STILLWATER — Reflecting over the phone, contemplating his new surroundings by the bank of the Monongahela River in northern West Virginia, Joe DeForest seems mostly pleased.
“It is such a neat place,” said DeForest, the former Oklahoma State assistant now in his first season in charge of the West Virginia defense. “A great area of the country.
“You know, the leaves change … It's really beautiful here.”
There is, however, one catch.
“If we could just play better defense,” he said, “it would be unbelievable.”
DeForest gave 11 good years to OSU, before joining Dana Holgorsen at West Virginia for a tag of defensive coordinator, a promotion he hoped would help prompt a continued climb up the ladder to a head coaching gig.
And that dream might eventually materialize, although for now, DeForest is solely focused on the difficult job at hand: fixing what's wrong with the Mountaineers. And there's much wrong on defense, as DeForest and West Virginia head for a Saturday showdown with Oklahoma State.
“That's our job as coaches, to try to figure out a way to make it work,” DeForest said. “Everybody's got their problems. OSU's had problems. Heck, three quarterbacks, losing all those receivers and cornerbacks and safeties … everybody's got problems during the year. You've just got to be able to overcome them.

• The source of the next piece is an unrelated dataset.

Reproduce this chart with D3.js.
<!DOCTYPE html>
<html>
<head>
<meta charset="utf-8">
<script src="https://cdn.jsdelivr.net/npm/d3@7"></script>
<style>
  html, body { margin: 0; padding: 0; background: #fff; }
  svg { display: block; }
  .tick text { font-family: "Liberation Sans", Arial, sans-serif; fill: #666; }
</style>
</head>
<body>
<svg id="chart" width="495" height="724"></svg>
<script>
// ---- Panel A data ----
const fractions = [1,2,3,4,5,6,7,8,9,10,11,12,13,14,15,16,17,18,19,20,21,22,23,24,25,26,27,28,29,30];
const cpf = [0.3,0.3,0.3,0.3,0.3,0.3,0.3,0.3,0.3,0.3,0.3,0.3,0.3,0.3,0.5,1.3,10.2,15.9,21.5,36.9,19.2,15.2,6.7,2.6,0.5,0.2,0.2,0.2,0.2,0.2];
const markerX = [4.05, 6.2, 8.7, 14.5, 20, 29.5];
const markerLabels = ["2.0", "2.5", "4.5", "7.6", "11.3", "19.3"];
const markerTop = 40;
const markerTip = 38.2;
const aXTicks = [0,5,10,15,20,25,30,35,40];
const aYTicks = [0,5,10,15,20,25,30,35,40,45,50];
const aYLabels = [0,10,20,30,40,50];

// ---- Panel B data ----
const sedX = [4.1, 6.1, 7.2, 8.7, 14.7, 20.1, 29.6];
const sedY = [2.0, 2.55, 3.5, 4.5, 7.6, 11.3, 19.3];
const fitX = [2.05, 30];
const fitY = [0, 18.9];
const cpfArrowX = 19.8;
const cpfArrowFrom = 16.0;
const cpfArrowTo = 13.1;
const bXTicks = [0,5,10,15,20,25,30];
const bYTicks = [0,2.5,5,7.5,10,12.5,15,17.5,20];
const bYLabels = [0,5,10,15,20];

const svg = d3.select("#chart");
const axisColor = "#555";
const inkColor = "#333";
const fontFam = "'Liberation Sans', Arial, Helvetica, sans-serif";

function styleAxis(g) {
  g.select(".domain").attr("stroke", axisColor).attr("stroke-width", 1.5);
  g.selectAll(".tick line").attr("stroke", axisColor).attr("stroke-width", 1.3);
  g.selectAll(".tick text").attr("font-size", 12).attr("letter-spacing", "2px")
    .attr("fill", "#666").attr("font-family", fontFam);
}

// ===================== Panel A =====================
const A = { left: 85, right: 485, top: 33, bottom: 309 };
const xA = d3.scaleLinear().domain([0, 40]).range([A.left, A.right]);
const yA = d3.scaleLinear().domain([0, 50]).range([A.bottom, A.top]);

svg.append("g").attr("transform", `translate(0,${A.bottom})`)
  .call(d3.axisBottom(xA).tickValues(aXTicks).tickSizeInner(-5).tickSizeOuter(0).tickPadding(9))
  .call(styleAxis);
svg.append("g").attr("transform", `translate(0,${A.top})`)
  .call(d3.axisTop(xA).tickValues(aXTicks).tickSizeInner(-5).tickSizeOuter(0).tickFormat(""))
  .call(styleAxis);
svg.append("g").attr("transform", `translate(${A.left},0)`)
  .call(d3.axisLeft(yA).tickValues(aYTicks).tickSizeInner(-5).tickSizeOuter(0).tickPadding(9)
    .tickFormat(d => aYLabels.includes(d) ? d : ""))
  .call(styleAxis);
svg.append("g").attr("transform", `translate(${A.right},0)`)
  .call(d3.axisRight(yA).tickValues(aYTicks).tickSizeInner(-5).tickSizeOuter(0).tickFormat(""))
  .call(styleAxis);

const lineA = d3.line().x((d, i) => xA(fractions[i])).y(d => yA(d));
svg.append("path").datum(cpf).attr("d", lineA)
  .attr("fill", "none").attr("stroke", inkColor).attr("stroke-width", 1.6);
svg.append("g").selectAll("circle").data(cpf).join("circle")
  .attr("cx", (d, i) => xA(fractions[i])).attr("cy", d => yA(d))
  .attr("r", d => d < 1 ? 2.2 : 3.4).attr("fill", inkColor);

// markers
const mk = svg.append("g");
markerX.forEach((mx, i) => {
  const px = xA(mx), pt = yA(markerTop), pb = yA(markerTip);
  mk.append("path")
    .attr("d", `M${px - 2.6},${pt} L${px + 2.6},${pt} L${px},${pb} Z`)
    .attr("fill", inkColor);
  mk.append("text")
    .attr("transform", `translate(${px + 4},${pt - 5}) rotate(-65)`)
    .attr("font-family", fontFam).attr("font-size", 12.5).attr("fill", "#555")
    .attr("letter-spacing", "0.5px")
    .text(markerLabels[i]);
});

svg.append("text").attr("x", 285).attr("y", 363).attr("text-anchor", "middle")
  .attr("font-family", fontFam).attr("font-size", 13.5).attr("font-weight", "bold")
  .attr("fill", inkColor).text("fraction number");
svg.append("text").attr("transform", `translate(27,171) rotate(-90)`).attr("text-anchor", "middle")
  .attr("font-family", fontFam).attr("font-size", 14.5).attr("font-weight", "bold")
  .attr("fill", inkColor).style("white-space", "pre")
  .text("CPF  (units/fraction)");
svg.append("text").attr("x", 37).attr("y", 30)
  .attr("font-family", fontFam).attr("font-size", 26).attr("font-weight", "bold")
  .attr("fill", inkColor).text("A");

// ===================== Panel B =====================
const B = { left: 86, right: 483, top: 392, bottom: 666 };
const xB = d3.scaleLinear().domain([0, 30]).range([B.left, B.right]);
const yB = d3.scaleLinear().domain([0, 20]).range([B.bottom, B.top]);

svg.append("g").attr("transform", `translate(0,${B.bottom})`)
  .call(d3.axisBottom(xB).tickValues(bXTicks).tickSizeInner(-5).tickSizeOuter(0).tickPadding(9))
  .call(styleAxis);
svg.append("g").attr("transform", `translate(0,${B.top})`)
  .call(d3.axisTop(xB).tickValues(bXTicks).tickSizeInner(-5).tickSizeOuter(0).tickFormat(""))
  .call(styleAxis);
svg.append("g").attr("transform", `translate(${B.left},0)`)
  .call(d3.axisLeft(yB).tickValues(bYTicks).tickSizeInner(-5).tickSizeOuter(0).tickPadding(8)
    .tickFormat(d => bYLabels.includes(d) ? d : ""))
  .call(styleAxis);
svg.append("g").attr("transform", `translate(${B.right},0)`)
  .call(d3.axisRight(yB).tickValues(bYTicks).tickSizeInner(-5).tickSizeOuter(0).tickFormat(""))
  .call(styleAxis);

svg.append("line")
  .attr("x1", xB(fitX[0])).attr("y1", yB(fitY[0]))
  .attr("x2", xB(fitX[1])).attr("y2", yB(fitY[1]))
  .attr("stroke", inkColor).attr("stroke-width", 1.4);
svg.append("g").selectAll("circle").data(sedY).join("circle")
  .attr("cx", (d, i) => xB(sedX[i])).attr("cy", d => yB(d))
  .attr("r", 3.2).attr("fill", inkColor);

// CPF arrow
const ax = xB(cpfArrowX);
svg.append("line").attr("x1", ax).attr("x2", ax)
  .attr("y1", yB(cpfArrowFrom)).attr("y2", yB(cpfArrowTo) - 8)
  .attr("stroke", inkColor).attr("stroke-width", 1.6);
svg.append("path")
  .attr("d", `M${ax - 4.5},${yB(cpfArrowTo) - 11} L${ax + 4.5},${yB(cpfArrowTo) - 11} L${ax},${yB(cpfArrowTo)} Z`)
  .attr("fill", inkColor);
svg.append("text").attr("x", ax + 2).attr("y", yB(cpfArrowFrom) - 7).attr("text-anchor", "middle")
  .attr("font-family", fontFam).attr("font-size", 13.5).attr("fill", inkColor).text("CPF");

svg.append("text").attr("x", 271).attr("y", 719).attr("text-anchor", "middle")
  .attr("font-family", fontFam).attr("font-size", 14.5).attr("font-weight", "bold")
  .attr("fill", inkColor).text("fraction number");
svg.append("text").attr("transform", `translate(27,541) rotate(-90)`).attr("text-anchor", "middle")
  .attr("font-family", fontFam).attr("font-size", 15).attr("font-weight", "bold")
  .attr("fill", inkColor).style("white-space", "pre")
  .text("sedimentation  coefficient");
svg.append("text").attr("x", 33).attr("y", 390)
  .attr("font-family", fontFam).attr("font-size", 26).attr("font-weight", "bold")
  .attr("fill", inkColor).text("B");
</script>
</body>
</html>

“It's been taxing. But that's part of it.”
Associates report that DeForest wasn't in Morgantown long when he realized the challenge ahead. The Mountaineers lacked speed, at least on his side of the ball, a distressing reality considering the school's impending move to the Big 12 and its big-armed quarterbacks and score-a-minute offenses.

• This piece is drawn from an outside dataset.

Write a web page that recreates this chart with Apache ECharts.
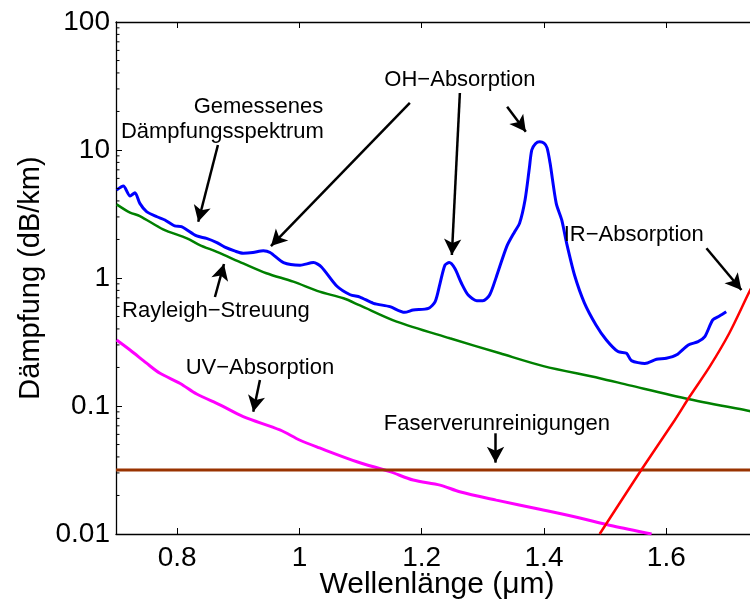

And it didn't take long for fears to be realized, with West Virginia surrendering 63 points — albeit in a wild win — in its Big 12 opener against Baylor. Since then, every league team has put at least 39 points on the Mountaineers, and their league average of points allowed is better than half-a-hundred, 50.2 to be exact.
Nationally, DeForest's crew ranks 116th in scoring defense, 120th — last among all FBS schools — in pass defense and 111th in total defense.

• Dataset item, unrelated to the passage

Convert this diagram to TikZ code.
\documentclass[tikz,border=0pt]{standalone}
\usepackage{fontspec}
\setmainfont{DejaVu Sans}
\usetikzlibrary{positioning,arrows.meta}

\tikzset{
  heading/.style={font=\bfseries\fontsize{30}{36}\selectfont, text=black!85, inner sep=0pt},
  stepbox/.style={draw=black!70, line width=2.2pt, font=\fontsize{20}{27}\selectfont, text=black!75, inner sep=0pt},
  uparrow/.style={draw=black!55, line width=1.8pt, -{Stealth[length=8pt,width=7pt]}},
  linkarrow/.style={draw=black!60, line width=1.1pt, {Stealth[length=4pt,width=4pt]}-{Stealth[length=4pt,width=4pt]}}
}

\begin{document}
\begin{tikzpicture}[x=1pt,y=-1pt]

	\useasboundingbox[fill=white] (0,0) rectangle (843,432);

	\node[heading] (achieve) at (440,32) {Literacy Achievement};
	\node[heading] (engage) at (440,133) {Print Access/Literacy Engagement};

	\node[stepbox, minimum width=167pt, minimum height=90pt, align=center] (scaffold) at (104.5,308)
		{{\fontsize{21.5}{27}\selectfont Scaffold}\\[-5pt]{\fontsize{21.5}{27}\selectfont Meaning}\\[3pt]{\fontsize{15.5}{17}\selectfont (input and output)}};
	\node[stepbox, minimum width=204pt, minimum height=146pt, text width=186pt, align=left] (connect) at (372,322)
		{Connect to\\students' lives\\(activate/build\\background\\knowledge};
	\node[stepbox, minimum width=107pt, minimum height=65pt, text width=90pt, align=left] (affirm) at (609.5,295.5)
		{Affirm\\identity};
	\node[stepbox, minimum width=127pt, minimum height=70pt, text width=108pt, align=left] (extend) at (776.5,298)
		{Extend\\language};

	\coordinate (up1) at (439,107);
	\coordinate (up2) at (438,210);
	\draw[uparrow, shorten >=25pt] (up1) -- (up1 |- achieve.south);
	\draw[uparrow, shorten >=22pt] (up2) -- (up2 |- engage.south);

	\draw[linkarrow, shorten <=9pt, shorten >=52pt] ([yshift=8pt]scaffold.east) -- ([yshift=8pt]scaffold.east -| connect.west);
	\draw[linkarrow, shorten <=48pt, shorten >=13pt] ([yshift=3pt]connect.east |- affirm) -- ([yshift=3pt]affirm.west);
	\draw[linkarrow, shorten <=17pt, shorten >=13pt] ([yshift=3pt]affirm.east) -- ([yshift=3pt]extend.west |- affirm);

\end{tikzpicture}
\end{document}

“It's part of moving to a different league and playing with guys who were in the Big East,” he said. “And that's not an excuse.
“We've just got to get better.”
DeForest said he believes the Mountaineers made a shift in the right direction a week ago, even though they lost 39-38 in double-overtime to TCU.
Leaving his familiar spot on the sideline, DeForest moved to the press box for the first time in his career against TCU. Seeing the field better, allowing him to more easily recognize and call adjustments, he said he thought the move was positive.
“Whether it's good, bad or indifferent, I don't know, but I just know that last week I called a better game,” he said. “Even though we lost, we played so much better, except for about five plays.”
Cowboys offensive coordinator Todd Monken agreed, guessing, too, that West Virginia's first bye week probably played a factor as well.
“It looked like they simplified things,” Monken said. “And their guys responded.”
Now DeForest brings his scuffling defense into Stillwater, where stopping the Cowboys isn't his only issue. Many memories were etched during those 11 years at OSU, where DeForest's daughter Ashley is a freshman and so many Cowboys were either his former players or recruits or co-workers.
“That's a long time,” DeForest said. “Every day I was thankful to be there. It was a great experience. It was awesome.
“I don't want to say it's going to be hard, it's just going to be different. There will be different feelings.”
There are no hard feelings, especially after DeForest served the Cowboys so well, handling the special teams and coaching defensive backs and plucking players out of the Houston area.
“Joe gave his lifeblood to this program for several years,” said OSU defensive coordinator Bill Young, who worked alongside DeForest the previous three years. “Nobody worked harder than Joe did. He left because he thought it might enhance his chances of getting a head coaching job. That's the only reason he left. He didn't leave because he wanted to leave. He wants to be a head coach.”
The climb to head coach isn't always easy. And in this offense-crazed period of the college game, defensive coaches aren't exactly the flavor of the day. Yet chances can be fleeting, leaving assistant coaches to jump when they can — or risk regretting a missed opportunity.
“I'm happy that Joe got an opportunity to go somewhere and be a coordinator,” Monken said. “I'm for people reaching and achieving their dreams. That's what he wanted, an opportunity.”
So DeForest, armed with a three-year contract, works to reshape the Mountaineers defense and recast his future.
Next stop: Stillwater.
“I'm excited about coming back,” DeForest said. “I'm excited about the next game on the schedule. We have to win to become bowl eligible, just like OSU.
“It's going to be bittersweet. I just want to go back and play well and, obviously, win.”